Aujourd'hui, à 14 h 30, Téléfilm Canada annoncera le titre du film qui aura l'honneur de représenter le Canada aux Oscars, dans la catégorie du meilleur film en langue étrangère.

La Suède a déjà choisi The Square (Ruben Östlund), lauréat de la Palme d'or à Cannes cette année; la France a fixé son choix sur 120 battements par minute (Robin Campillo), Grand Prix à Cannes; et l'Allemagne sur In the Fade, le film de Fatih Akin qui a valu le prix d'interprétation féminine à Diane Kruger sur la Croisette.

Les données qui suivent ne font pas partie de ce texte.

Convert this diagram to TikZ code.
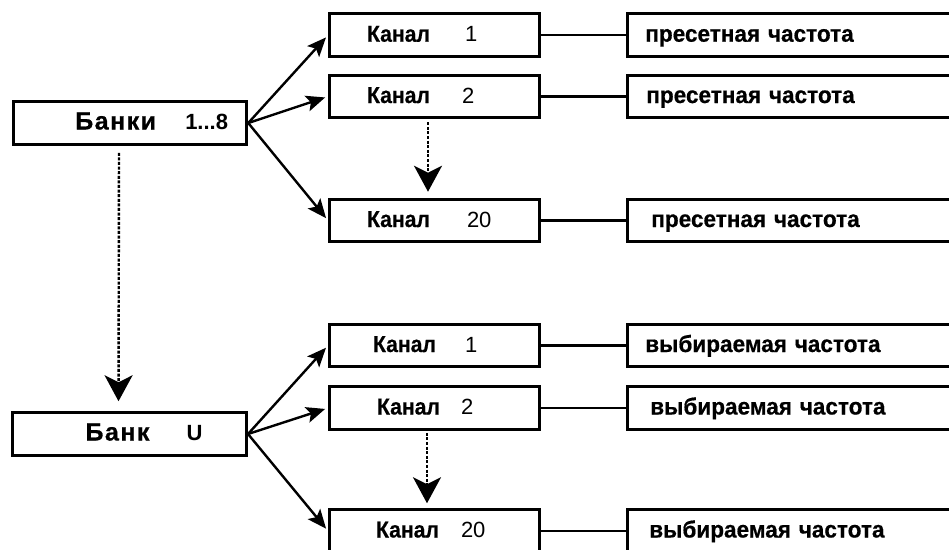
\documentclass[tikz,border=0pt]{standalone}
\usepackage{fontspec}
\setmainfont{Liberation Sans}
\newfontfamily\kanalfont[FakeStretch=0.92,FakeBold=0.6]{Liberation Sans}
\newfontfamily\freqfont[FakeStretch=0.96,FakeBold=0.6]{Liberation Sans}
\newfontfamily\bankfont[LetterSpace=6,FakeBold=0.6]{Liberation Sans}
\usetikzlibrary{arrows.meta}

% Schriften fuer Beschriftungen
\newcommand\chnum[1]{{\mainfont\mdseries\fontsize{22}{22}\selectfont #1}}
\newcommand\mainfont{\fontspec{Liberation Sans}}
\newcommand\kanal[3]{\hspace*{#1pt}\rlap{Канал}\hspace*{#2pt}\chnum{#3}}

\begin{document}
\begin{tikzpicture}[x=1pt,y=-1pt,
    box/.style={draw, line width=3pt, inner sep=0pt, minimum height=42.5pt,
      text width=#1, align=left, text height=15pt, text depth=2pt,
      font=\kanalfont\bfseries\fontsize{23}{23}\selectfont},
    bankbox/.style={box=#1, font=\bankfont\bfseries\fontsize{25}{25}\selectfont},
    freqbox/.style={box=#1, font=\freqfont\bfseries\fontsize{23.5}{23.5}\selectfont},
    arr/.style={-{Stealth[length=19pt,width=16pt,inset=4pt]}, line width=2.4pt, shorten >=3pt},
    dots/.style={-{Stealth[length=26pt,width=28pt,inset=7pt]}, line width=2.4pt,
      dash pattern=on 3pt off 1.6pt},
    link/.style={line width=2.4pt}]
  \useasboundingbox (0,0) rectangle (949,549);

  % Breiten der Kaesten
  \def\wb{233.5}  % Bank
  \def\wk{210}    % Kanal
  \def\wf{340}    % Frequenz

  % obere Gruppe: Banken 1...8
  \node[bankbox=\wb pt] (banki) at (130,123) {\hspace*{62pt}\rlap{Банки}\hspace*{110pt}{\mainfont\bfseries\fontsize{22}{22}\selectfont 1...8}};
  \node[box=\wk pt] (ka1) at (434.5,35.2) {\kanal{37.5}{98}{1}};
  \node[box=\wk pt] (ka2) at (434.5,96.5) {\kanal{37.5}{95}{2}};
  \node[box=\wk pt] (ka20) at (434.5,220.5) {\kanal{37.5}{100}{20}};
  \node[freqbox=\wf pt] (pa1) at (797.3,35.2) {\hspace*{18pt}пресетная частота};
  \node[freqbox=\wf pt] (pa2) at (797.3,96.5) {\hspace*{19pt}пресетная частота};
  \node[freqbox=\wf pt] (pa20) at (797.3,220.5) {\hspace*{24pt}пресетная частота};

  % untere Gruppe: Bank U
  \node[bankbox=234pt] (banku) at (129.5,434) {\hspace*{73pt}\rlap{Банк}\hspace*{101pt}{\mainfont\bfseries\fontsize{22}{22}\selectfont U}};
  \node[box=\wk pt] (kb1) at (434.5,345.5) {\kanal{43.5}{92}{1}};
  \node[box=\wk pt] (kb2) at (434.5,408) {\kanal{47.5}{84}{2}};
  \node[box=\wk pt] (kb20) at (434.5,531) {\kanal{46.5}{85}{20}};
  \node[freqbox=\wf pt] (pb1) at (797.3,345.5) {\hspace*{18pt}выбираемая частота};
  \node[freqbox=\wf pt] (pb2) at (797.3,408) {\hspace*{23pt}выбираемая частота};
  \node[freqbox=\wf pt] (pb20) at (797.3,531) {\hspace*{22pt}выбираемая частота};

  % Pfeile von den Banken zu den Kanaelen
  \foreach \b/\k in {banki/ka1, banki/ka2, banki/ka20, banku/kb1, banku/kb2, banku/kb20}
    \draw[arr] (\b.east) -- (\k.west);

  % Linien zu den Frequenzen
  \foreach \k/\p in {ka1/pa1, ka2/pa2, ka20/pa20, kb1/pb1, kb2/pb2, kb20/pb20}
    \draw[link] (\k.east) -- (\p.west);

  % gestrichelte Pfeile
  \draw[dots, shorten <=7pt, shorten >=10pt] ([xshift=-11pt]banki.south) -- ([xshift=-11pt]banku.north);
  \draw[dots, shorten <=3pt, shorten >=6pt] ([xshift=-6.5pt]ka2.south) -- ([xshift=-6.5pt]ka20.north);
  \draw[dots, shorten <=2pt, shorten >=5pt] ([xshift=-7.5pt]kb2.south) -- ([xshift=-7.5pt]kb20.north);
\end{tikzpicture}
\end{document}
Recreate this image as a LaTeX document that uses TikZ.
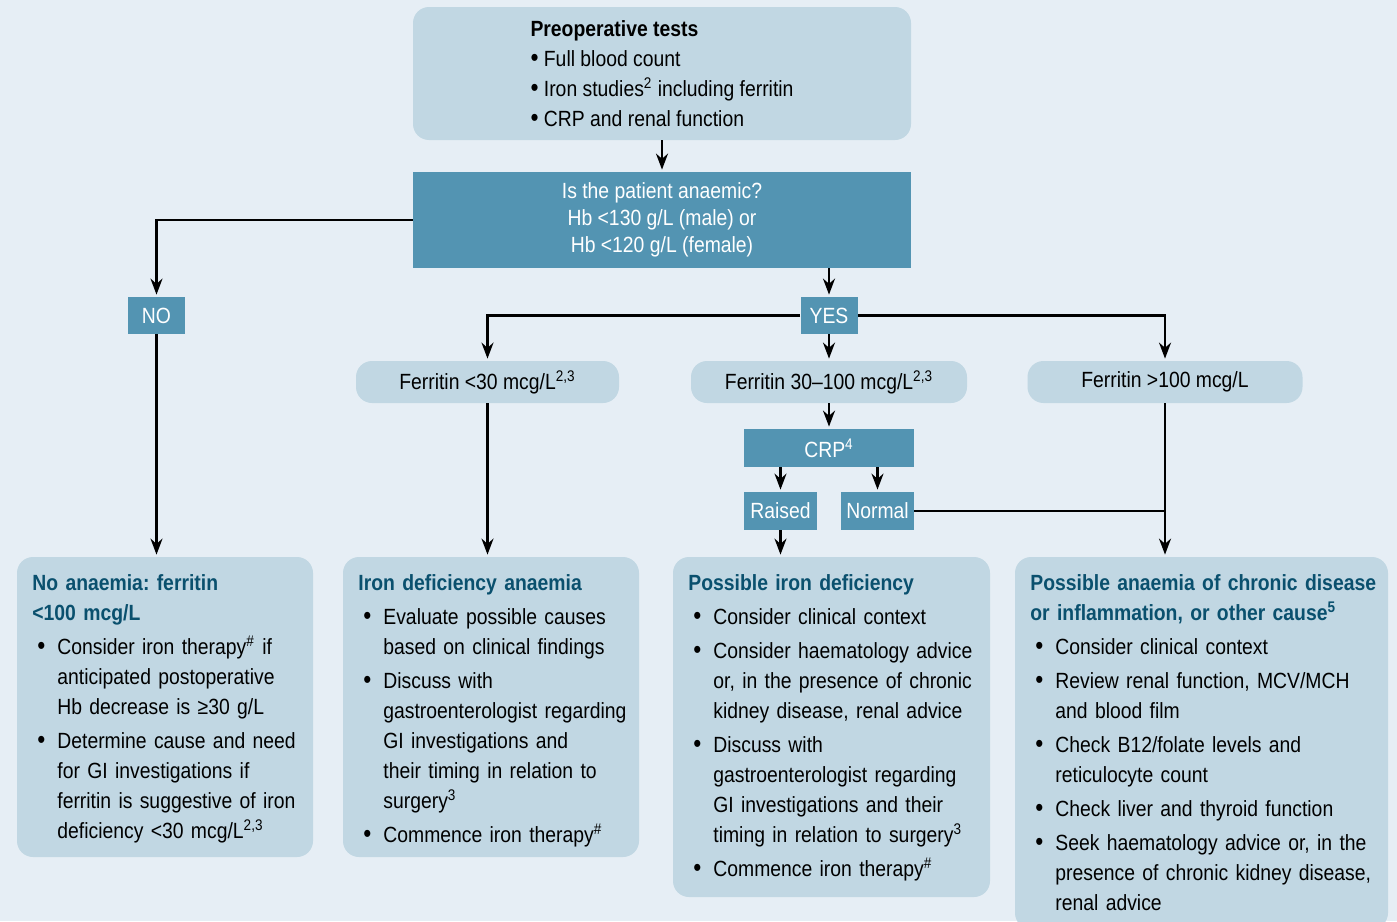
\documentclass[tikz,border=0pt]{standalone}
\usepackage{fontspec}
\setmainfont{Liberation Sans}[FakeStretch=0.88]
\frenchspacing
\usetikzlibrary{arrows.meta}
\definecolor{bgcol}{HTML}{E6EEF5}
\definecolor{boxcol}{HTML}{C1D7E3}
\definecolor{darkcol}{HTML}{5394B2}
\definecolor{headcol}{HTML}{0A506E}
\newcommand{\bigdot}{{\fontsize{13}{15}\selectfont\textbullet}}
\newcommand{\bul}{\par\vspace{2pt}\hangindent=12.5pt\hangafter=1\noindent\hspace*{2.5pt}\makebox[10pt][l]{\bigdot}}
\newcommand{\boxhead}[1]{\textcolor{headcol}{\textbf{#1}}}
\tikzset{
  softbox/.style={fill=boxcol, rounded corners=8pt, inner sep=0pt, font=\fontsize{11}{15}\selectfont},
  darkbox/.style={fill=darkcol, text=white, inner sep=0pt, font=\fontsize{11}{13.5}\selectfont},
  outtext/.style={anchor=north west, inner sep=0pt, align=left, font=\fontsize{11}{15}\selectfont},
  arr/.style={-{Stealth[length=8pt,width=6pt]}, line width=1.1pt, shorten >=1pt},
}

\begin{document}
\begin{tikzpicture}[x=0.5pt,y=-0.5pt]
      \fill[bgcol] (0,0) rectangle (1397,921);
      \useasboundingbox (0,0) rectangle (1397,921);
      \node[softbox, minimum width=249pt, minimum height=66.5pt, align=left] (preop) at (662,73.5)
        {\textbf{Preoperative tests}\\ \bigdot\ Full blood count\\ \bigdot\ Iron studies\textsuperscript{2} including ferritin\\ \bigdot\ CRP and renal function};
      \node[darkbox, minimum width=249pt, minimum height=48pt, align=center] (anaemic) at (662,220)
        {Is the patient anaemic?\\ Hb <130 g/L (male) or\\ Hb <120 g/L (female)};
      \node[darkbox, minimum width=28.5pt, minimum height=18.5pt] (no) at (156.5,315.5) {NO};
      \node[darkbox, minimum width=28.5pt, minimum height=18.5pt] (yes) at (829,315.5) {YES};
      \node[softbox, minimum width=131.5pt, minimum height=21pt] (ferr1) at (487.5,382) {Ferritin <30 mcg/L\textsuperscript{2,3}};
      \node[softbox, minimum width=138pt, minimum height=21pt] (ferr2) at (829,382) {Ferritin 30--100 mcg/L\textsuperscript{2,3}};
      \node[softbox, minimum width=137.5pt, minimum height=21pt] (ferr3) at (1165,382) {Ferritin >100 mcg/L};
      \node[darkbox, minimum width=85pt, minimum height=19pt] (crp) at (829,448) {CRP\textsuperscript{4}};
      \node[darkbox, minimum width=36.5pt, minimum height=19pt] (raised) at (780.5,511) {Raised};
      \node[darkbox, minimum width=36.5pt, minimum height=19pt] (normal) at (877.5,511) {Normal};
      \node[softbox, minimum width=148pt, minimum height=150pt] (noan) at (165,707) {};
      \node[softbox, minimum width=148pt, minimum height=150pt] (ida) at (491,707) {};
      \node[softbox, minimum width=158.5pt, minimum height=170pt] (possib) at (831.5,727) {};
      \node[softbox, minimum width=186.5pt, minimum height=186pt] (chronic) at (1201.5,743) {};
      \node[outtext, text width=139pt] (noantext) at (32,574)
        {\boxhead{No anaemia: ferritin\\ <100 mcg/L}
         \bul Consider iron therapy\textsuperscript{\#} if\newline anticipated postoperative\newline Hb decrease is ≥30 g/L
         \bul Determine cause and need\newline for GI investigations if\newline ferritin is suggestive of iron\newline deficiency <30 mcg/L\textsuperscript{2,3}\par};
      \node[outtext, text width=139pt] (idatext) at (358,574)
        {\boxhead{Iron deficiency anaemia}
         \bul Evaluate possible causes\newline based on clinical findings
         \bul Discuss with\newline gastroenterologist regarding\newline GI investigations and\newline their timing in relation to\newline surgery\textsuperscript{3}
         \bul Commence iron therapy\textsuperscript{\#}\par};
      \node[outtext, text width=150pt] (possibtext) at (688,574)
        {\boxhead{Possible iron deficiency}
         \bul Consider clinical context
         \bul Consider haematology advice\newline or, in the presence of chronic\newline kidney disease, renal advice
         \bul Discuss with\newline gastroenterologist regarding\newline GI investigations and their\newline timing in relation to surgery\textsuperscript{3}
         \bul Commence iron therapy\textsuperscript{\#}\par};
      \node[outtext, text width=178pt] (chronictext) at (1030,574)
        {\boxhead{Possible anaemia of chronic disease\\ or inflammation, or other cause\textsuperscript{5}}
         \bul Consider clinical context
         \bul Review renal function, MCV/MCH\newline and blood film
         \bul Check B12/folate levels and\newline reticulocyte count
         \bul Check liver and thyroid function
         \bul Seek haematology advice or, in the\newline presence of chronic kidney disease,\newline renal advice\par};
      \draw[arr] (preop) -- (anaemic);
      \draw[arr] (anaemic.west) -| (no);
      \draw[arr] (no) -- (no |- noan.north);
      \draw[arr] (anaemic.south -| yes) -- (yes);
      \draw[arr] (yes) -| (ferr1);
      \draw[arr] (yes) -| (ferr3);
      \draw[arr] (yes) -- (ferr2);
      \draw[arr] (ferr2) -- (crp);
      \draw[arr] (crp.south -| raised) -- (raised);
      \draw[arr] (crp.south -| normal) -- (normal);
      \draw[arr] (raised) -- (raised |- possib.north);
      \draw[arr] (ferr1) -- (ferr1 |- ida.north);
      \draw[arr] (ferr3) -- (ferr3 |- chronic.north);
      \draw[line width=1.1pt] (normal) -- (normal -| ferr3);
   \end{tikzpicture}
\end{document}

Plusieurs autres pays ont déjà annoncé leurs couleurs aussi.

Les règles

Chaque pays (on en compte environ 85 chaque année), peu importe l'importance de sa filmographie, sélectionne un seul long métrage, digne de le représenter aux Oscars dans cette catégorie bien spécifique. Ce film doit avoir fait l'objet d'une sortie en salle pendant au moins une semaine sur le territoire national, entre le 1er octobre 2016 et le 30 septembre 2017. Une première élimination aura lieu au mois de décembre, alors que neuf titres seront retenus. Des comités spéciaux, formés de membres éminents de l'Académie, auront ensuite le mandat de visionner les neuf longs métrages et de choisir les cinq finalistes. En tenant compte de tous ces critères, voyons quelles sont les chances des oeuvres le plus susceptibles d'être considérées par le comité canadien.

Le favori

1:54, Yan England

Le film de Yan England, qui a pris l'affiche au Québec en octobre 2016, est tout à fait admissible à la course. En y regardant de près, il y a même lieu de conclure que 1:54 possède les meilleures chances de décrocher l'honneur. Ce drame évoque en effet un thème à caractère social, l'intimidation dans les écoles, auquel les membres de l'Académie pourraient être sensibles. Le film a beaucoup voyagé à l'étranger et a été présenté aussi dans quelques festivals aux États-Unis, de même qu'au siège de l'Organisation des Nations unies à New York. Yan England n'est pas un inconnu aux yeux des académiciens non plus. Henry, qu'il a écrit et réalisé, a été finaliste aux Oscars il y a quatre ans dans la catégorie du meilleur court métrage. En retenant 1:54, le comité canadien ferait un choix tout à fait logique.

Le plus sérieux rival

Hochelaga, terre des âmes, François Girard

Le nouveau film de François Girard a fait l'objet de représentations exceptionnelles à Montréal et à Toronto, mais sa carrière en salle n'est pas encore amorcée. Pour être en règle, Hochelaga, terre des âmes est à l'affiche depuis vendredi dans un seul cinéma, à Medecine Hat, en Alberta, une ville située à trois heures de route de Calgary. Cette fresque historique, qui retrace l'histoire de Montréal à travers ses racines autochtones, a tout pour plaire aux membres de l'Académie sur le plan de la qualité artistique, d'autant que François Girard bénéficie d'une excellente réputation. Au début du nouveau millénaire, Le violon rouge a même remporté l'Oscar de la meilleure trame musicale. Cela dit, les publications spécialisées américaines ont accueilli Hochelaga, terre des âmes avec respect, mais quelques-unes d'entre elles ont relevé le potentiel commercial plus limité d'un film qui évoque l'histoire de la métropole québécoise. Un événement comme les Oscars traduisant toujours une vision très américaine des choses, Hochelaga, terre des âmes passera-t-il la rampe?

Du champ gauche...

Ceux qui font les révolutions à moitié n'ont fait que se creuser un tombeau, Mathieu Denis et Simon Lavoie

Si jamais le comité canadien décidait de jouer son va-tout et d'offrir aux membres de l'Académie une proposition vraiment radicale, il pourrait alors fixer son choix sur le brûlot du tandem de Laurentie. Désigné meilleur long métrage canadien l'an dernier au festival de Toronto, Ceux qui font les révolutions à moitié n'ont fait que se creuser un tombeau s'est aussi fait valoir sur le circuit festivalier, notamment à la Berlinale, où il était sélectionné dans la catégorie Génération Plus. Sans remettre aucunement en question les qualités artistiques du film, on envisage quand même plus difficilement la présence d'un film comme celui-là aux Oscars...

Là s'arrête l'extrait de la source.